» **Plotting code records**:
-- -- --
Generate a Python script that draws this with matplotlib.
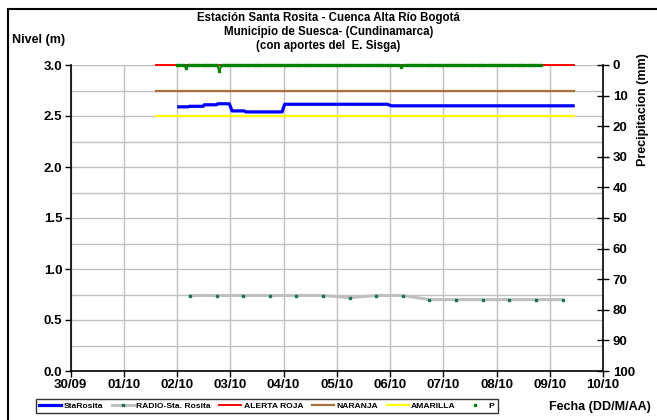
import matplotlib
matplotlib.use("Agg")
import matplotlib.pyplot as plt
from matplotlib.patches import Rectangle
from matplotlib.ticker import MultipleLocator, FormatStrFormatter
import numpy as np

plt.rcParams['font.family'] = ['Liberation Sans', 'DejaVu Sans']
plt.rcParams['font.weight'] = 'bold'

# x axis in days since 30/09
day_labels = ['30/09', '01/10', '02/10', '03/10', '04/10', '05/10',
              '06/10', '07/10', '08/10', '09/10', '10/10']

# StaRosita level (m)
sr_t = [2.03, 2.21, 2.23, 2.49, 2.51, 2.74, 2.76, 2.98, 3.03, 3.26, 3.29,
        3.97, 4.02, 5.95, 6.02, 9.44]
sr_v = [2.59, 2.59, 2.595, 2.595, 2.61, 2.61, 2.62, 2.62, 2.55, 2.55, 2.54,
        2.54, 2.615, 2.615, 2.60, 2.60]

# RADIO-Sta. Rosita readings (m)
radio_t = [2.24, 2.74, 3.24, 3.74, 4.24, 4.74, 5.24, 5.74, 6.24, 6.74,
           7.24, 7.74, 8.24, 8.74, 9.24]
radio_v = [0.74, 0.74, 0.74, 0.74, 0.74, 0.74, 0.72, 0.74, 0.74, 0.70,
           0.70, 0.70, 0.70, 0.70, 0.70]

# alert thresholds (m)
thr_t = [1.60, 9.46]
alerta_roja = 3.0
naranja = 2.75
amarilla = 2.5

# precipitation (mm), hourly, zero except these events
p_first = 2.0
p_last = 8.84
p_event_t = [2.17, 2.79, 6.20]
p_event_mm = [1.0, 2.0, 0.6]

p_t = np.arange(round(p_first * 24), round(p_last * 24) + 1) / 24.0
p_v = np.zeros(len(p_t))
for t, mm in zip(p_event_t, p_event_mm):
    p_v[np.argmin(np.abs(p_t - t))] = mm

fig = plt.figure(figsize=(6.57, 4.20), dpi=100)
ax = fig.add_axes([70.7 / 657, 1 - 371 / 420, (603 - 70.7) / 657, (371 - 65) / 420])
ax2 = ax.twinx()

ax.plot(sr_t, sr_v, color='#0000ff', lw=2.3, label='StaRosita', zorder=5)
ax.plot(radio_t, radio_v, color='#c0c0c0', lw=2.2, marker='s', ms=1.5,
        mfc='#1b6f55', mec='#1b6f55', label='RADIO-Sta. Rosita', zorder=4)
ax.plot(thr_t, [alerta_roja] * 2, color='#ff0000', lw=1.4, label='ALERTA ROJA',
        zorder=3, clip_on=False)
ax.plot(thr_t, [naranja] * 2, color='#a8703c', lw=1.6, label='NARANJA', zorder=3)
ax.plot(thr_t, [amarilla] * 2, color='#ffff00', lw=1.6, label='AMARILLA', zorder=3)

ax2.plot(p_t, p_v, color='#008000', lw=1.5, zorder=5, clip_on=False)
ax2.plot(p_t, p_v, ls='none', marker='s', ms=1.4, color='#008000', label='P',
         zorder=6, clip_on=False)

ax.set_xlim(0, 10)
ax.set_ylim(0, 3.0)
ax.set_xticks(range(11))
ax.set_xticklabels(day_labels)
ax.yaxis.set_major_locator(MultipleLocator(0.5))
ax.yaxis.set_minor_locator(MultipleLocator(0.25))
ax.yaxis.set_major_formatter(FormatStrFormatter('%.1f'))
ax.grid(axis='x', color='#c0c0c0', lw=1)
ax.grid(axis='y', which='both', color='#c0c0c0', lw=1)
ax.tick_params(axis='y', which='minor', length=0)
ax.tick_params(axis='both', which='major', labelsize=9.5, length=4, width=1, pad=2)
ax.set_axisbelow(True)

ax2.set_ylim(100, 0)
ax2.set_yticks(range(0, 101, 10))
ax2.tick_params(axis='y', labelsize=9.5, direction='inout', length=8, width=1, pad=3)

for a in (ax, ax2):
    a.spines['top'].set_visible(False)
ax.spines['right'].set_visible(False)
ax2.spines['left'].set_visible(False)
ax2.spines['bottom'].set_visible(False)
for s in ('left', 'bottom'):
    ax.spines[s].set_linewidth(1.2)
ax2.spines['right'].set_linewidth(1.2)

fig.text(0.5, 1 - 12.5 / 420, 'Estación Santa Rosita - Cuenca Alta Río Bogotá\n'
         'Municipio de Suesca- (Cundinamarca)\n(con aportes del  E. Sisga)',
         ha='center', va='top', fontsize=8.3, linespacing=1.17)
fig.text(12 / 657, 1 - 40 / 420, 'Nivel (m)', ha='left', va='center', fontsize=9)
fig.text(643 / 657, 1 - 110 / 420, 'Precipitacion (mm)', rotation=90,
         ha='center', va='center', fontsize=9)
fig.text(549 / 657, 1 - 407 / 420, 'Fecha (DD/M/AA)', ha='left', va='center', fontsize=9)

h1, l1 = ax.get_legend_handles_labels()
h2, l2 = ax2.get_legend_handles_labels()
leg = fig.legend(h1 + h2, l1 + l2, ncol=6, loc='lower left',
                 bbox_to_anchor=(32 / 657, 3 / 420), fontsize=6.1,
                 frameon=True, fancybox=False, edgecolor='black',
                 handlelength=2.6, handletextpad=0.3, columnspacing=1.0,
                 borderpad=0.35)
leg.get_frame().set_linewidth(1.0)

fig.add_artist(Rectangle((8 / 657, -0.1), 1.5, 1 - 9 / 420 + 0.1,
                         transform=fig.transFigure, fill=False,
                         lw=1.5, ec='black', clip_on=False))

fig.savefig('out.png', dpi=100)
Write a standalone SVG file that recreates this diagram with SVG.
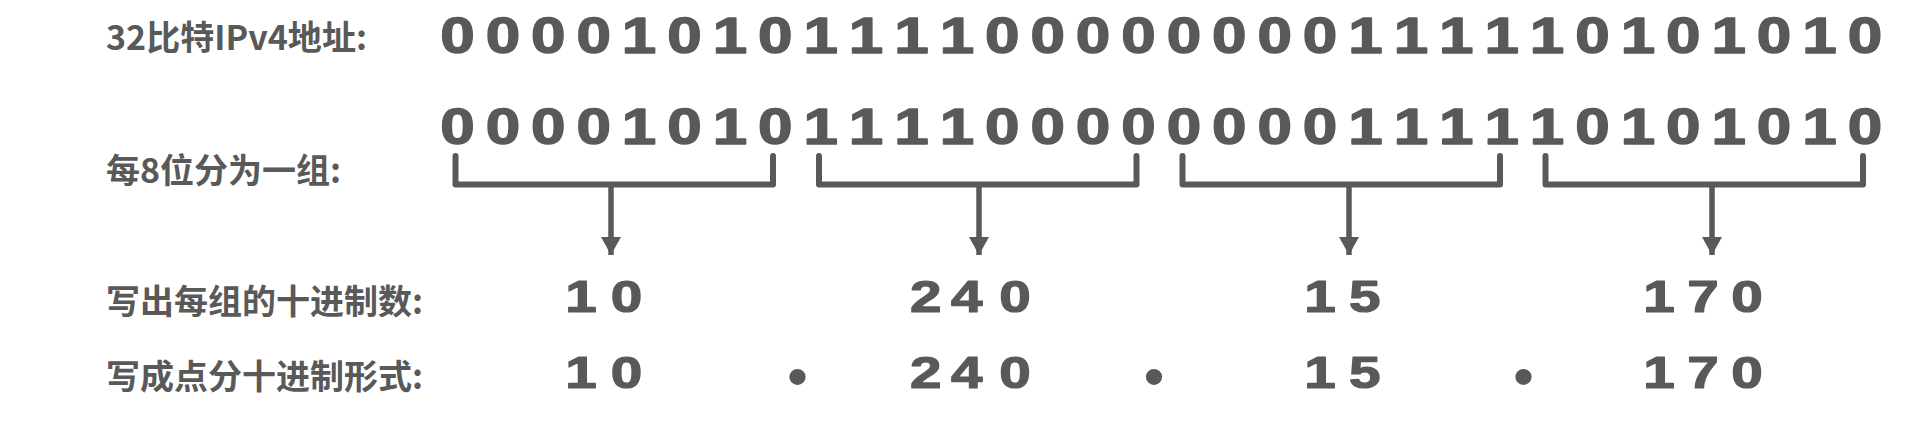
-- -- --
» **Problem to solve**: From the first line above down to the line with "plt.rcParams['font.weight'] = 'bold'", reproduce every line and no others, omitting pictures.

» **The reply**:
Generate a Python script that draws this with matplotlib.
import matplotlib
matplotlib.use("Agg")
import matplotlib.pyplot as plt
from matplotlib.patches import Rectangle
from matplotlib.ticker import MultipleLocator, FormatStrFormatter
import numpy as np

plt.rcParams['font.family'] = ['Liberation Sans', 'DejaVu Sans']
plt.rcParams['font.weight'] = 'bold'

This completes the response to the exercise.